You’ve been working with the largest hotel company, Marriott, for a few years now. How has that been?
It’s gone very well. Marriott’s (MAR) been great to work with and it’s been very, very expansive for me. There was a little bit of a learning curve for them and for me. I think at the end of the day the fact that we liked and respected each other helped us get through the adjustment each of us had to make to the way each of us do things, which are different. They do everything by consensus. They can’t afford to make a mistake. I do nothing by consensus. I think what got us through was that I have a real affection for those guys, and I really respect them. And I do think they’re the best and the brightest in the business. They’ve become my friends. Arne Sorenson is a unique individual, a really special guy.
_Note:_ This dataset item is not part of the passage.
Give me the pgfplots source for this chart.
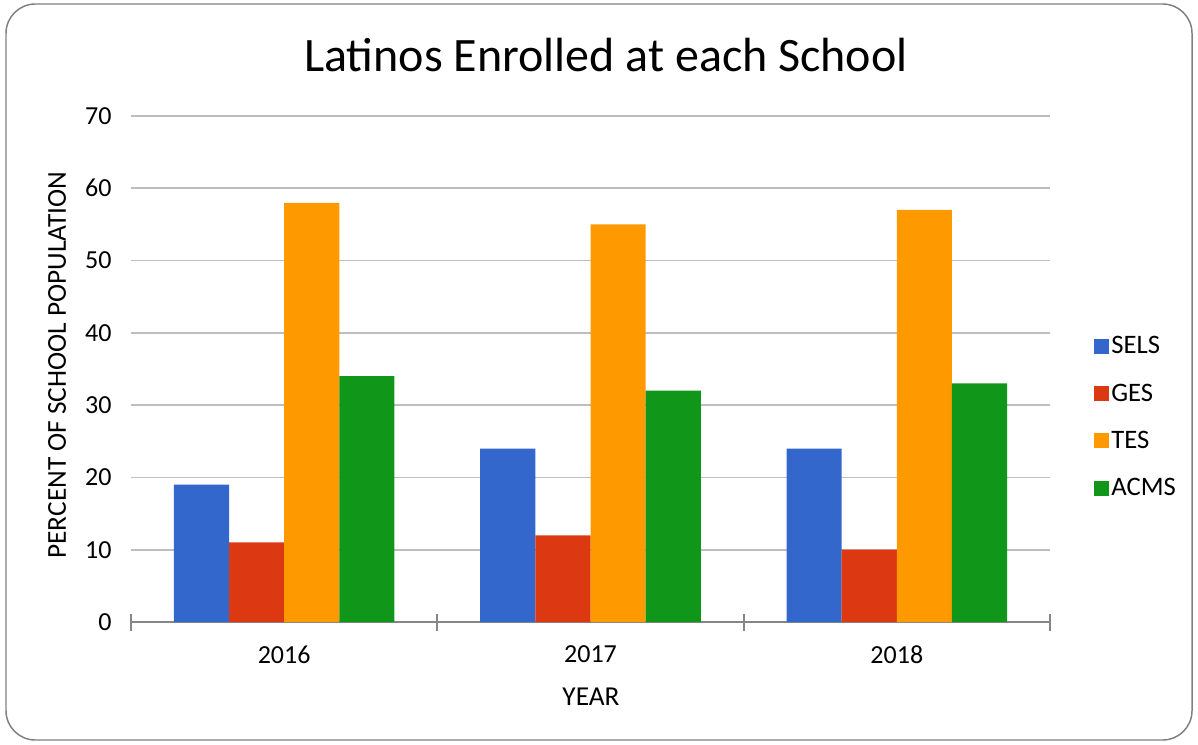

Arne for president—I say that to him.
Speaking of which, tell me your thoughts about another hotel guy, Donald Trump.
I told the Marriott guys a few weeks ago that you couldn’t run Marriott the way I behave as an entrepreneur. When you’re an entrepreneur, you can make mistakes. You fail, and you pick yourself back up again and you move on. And I don’t think an entrepreneur can run the country. You need to run it like a big company. And everybody laughed, but I really felt that. Look, I know Donald a long time and I do like him. I hope he gets used to the job and does well by the country.
A version of this article appears in the June 15, 2017 issue of Fortune with the headline “The Original Hospitality Disrupter.”
An earlier version of this article stated that rooms will cost $150 per night. In fact, $150 is the starting cost. Public will sometimes charge more, but the company says it aims to keep prices near $150.